Menotti: Sicher, für die große Show brauchst du große Künstler. Aber auch die große Bühne. Und in Argentinien gibt es die großen Bühnen nur in den Träumen und irgendwelchen Versprechen. Das ist nicht wie in Deutschland, wo sie von einer WM kommen und dann gleich mit dem Neuaufbau anfangen, wo Du in neue Stadien kommst und gleich da bleiben willst. Wir sind da anders. In Argentinien basiert alles auf der Leidenschaft der Leute, auf ein paar Unternehmern. Früher war es so, dass sie die Bars und Cafés während der Spiele zugeschlossen haben, weil alle Menschen im Stadion waren. Heute gehen die Menschen in die Kneipe, wenn River spielt und schauen sich im Fernsehen das Spiel von Mannschaften an, die immer schlechter werden. All das zerstört den einheimischen Fußball, die argentinische Liga. Dabei gibt es eine ganze Menge Talente, die sehr hungrig sind zu lernen.

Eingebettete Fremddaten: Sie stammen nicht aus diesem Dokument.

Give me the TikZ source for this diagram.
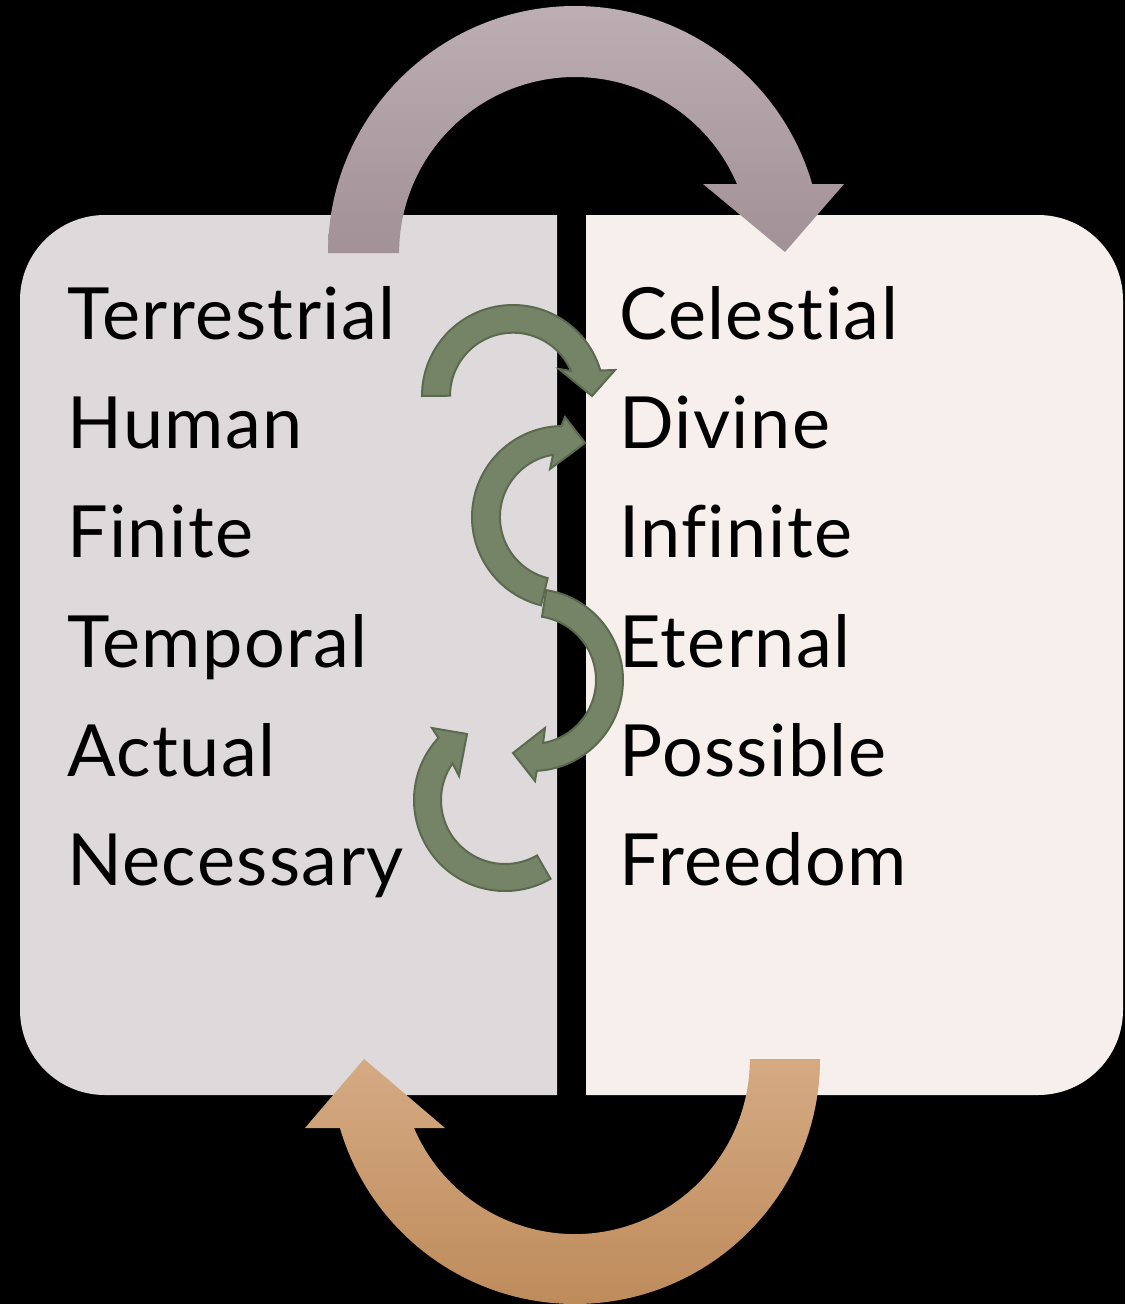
\documentclass[tikz,border=0pt]{standalone}
\usepackage{fontspec}
\setmainfont{Lato}[Ligatures=NoCommon,LetterSpace=2]
\definecolor{leftpanel}{HTML}{DEDADB}
\definecolor{rightpanel}{HTML}{F6EFEC}
\definecolor{mauvetop}{HTML}{BCAEB3}
\definecolor{mauvebot}{HTML}{A29196}
\definecolor{tantop}{HTML}{D5AA83}
\definecolor{tanbot}{HTML}{BE8B5B}
\definecolor{arrowgreen}{HTML}{758467}
\definecolor{arrowedge}{HTML}{5B6A4F}
\begin{document}
\begin{tikzpicture}[
  x=1pt, y=-1pt,
  word/.style={anchor=base west,inner sep=0pt,font=\fontsize{72}{80}\selectfont},
  greenarrow/.style={fill=arrowgreen,draw=arrowedge,line width=2pt,line join=miter}
]
  \useasboundingbox (0,0) rectangle (1125,1304);
  \fill[black] (0,0) rectangle (1125,1304);

  % the two panels
  \fill[leftpanel] (557,215) -- (105,215) arc[start angle=270,end angle=180,radius=85]
    -- (20,1010) arc[start angle=180,end angle=90,radius=85] -- (557,1095) -- cycle;
  \fill[rightpanel] (586,215) -- (1038,215) arc[start angle=270,end angle=360,radius=85]
    -- (1123,1010) arc[start angle=0,end angle=90,radius=85] -- (586,1095) -- cycle;

  % words
  \node[word] (terrestrial) at (67,339) {Terrestrial};
  \node[word] (human)       at (67,448) {Human};
  \node[word] (finite)      at (67,557) {Finite};
  \node[word] (temporal)    at (67,667) {Temporal};
  \node[word] (actual)      at (67,776) {Actual};
  \node[word] (necessary)   at (67,885) {Necessary};
  \node[word] (celestial)   at (619,339) {Celestial};
  \node[word] (divine)      at (619,448) {Divine};
  \node[word] (infinite)    at (619,557) {Infinite};
  \node[word] (eternal)     at (619,667) {Eternal};
  \node[word] (possible)    at (619,776) {Possible};
  \node[word] (freedom)     at (619,885) {Freedom};

  % big arrows
  \shade[top color=mauvetop,bottom color=mauvebot]
    (328,253) arc[start angle=180,end angle=343.8,radius=247]
    -- (844,184) -- (785,252) -- (703,184) -- (737,184)
    arc[start angle=336.9,end angle=180,radius=176] -- cycle;
  \shade[top color=tantop,bottom color=tanbot]
    (820,1059) arc[start angle=0,end angle=163.6,radius=245]
    -- (305,1128) -- (364,1059) -- (445,1128) -- (414,1128)
    arc[start angle=156.8,end angle=0,radius=175] -- cycle;

  % small green arrows
  \draw[greenarrow] (422,396) arc[start angle=180,end angle=343.7,radius=91]
    -- (615,370) -- (592,396) -- (559,369) -- (571,371)
    arc[start angle=336.9,end angle=180,radius=63] -- cycle;
  \draw[greenarrow] (541,605.3) arc[start angle=104,end angle=269,radius=91]
    -- (565,417) -- (585,443) -- (550,469) -- (553.1,454.8)
    arc[start angle=261,end angle=104,radius=63] -- cycle;
  \draw[greenarrow] (546.2,590.1) arc[start angle=279,end angle=447,radius=91]
    -- (535,781) -- (513,753) -- (545,728) -- (543.1,743)
    arc[start angle=440,end angle=279,radius=64] -- cycle;
  \draw[greenarrow] (550.5,878.8) arc[start angle=60,end angle=223,radius=91]
    -- (432,728) -- (467,734) -- (459,776) -- (452.6,763.3)
    arc[start angle=215,end angle=60,radius=64] -- cycle;
\end{tikzpicture}
\end{document}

DFB.de: Kommen die denn auch ganz oben an?

Menotti: Manchmal spielt ein Junge von 13, vielleicht auch 15, 16, 17 Jahren zwei gute Spiele und dann wird er gleich nach Europa vermittelt. Ohne richtige Ausbildung. Und viele dieser Spieler bleiben dann zwei, drei Jahre in Europa – ohne dass sie einen Schritt vorwärts kommen. Wenn sie Glück haben, treffen sie auf gute Trainer. Wenn sie Pech haben, verschwinden sie in der Versenkung. Das ist wie eine Lotterie des Lebens. Wären unsere Vereine Firmen, dann wären sie alle pleite und von der Bildfläche verschwunden. Es gibt nicht einen Verein, der innerhalb seines Budgets bleibt. Das macht es sehr schwierig für Talente, in Argentinien eine nachhaltige Entwicklung zu nehmen.

DFB.de: Die Probleme sind also vor allem struktureller Art.

Menotti: Schauen Sie sich doch mal an, wo unsere Nationalmannschaft inzwischen spielt, wenn es keine WM-Qualifikationsspiele gibt. Dann spielen wir gegen Haiti in den USA. Das wäre so, als würde Deutschland gegen Singapur in Neuseeland spielen. Das ist keine gute Entwicklung und entwurzelt den Fußball. Sie machen das so, weil sie Messi haben. Und ihn kann man dem Fernsehen am besten verkaufen. Alles andere ist egal. Das hat zu einer Entkultivierung des Fußballs geführt. Und alles ist dem Inferno des Erfolgs untergeordnet. Hat nicht Diego Simeone gesagt, dass der zweite Platz nichts zählt und man sich ein Messer zwischen die Zähne stecken müsse, wenn man auf den Platz geht? In Argentiniens Fußball seit Mitte der 80er geht es nur noch darum zu gewinnen. Es gibt keine Botschaft, die idiotischer oder perverser ist, als die, dass der zweite Platz nichts wert ist.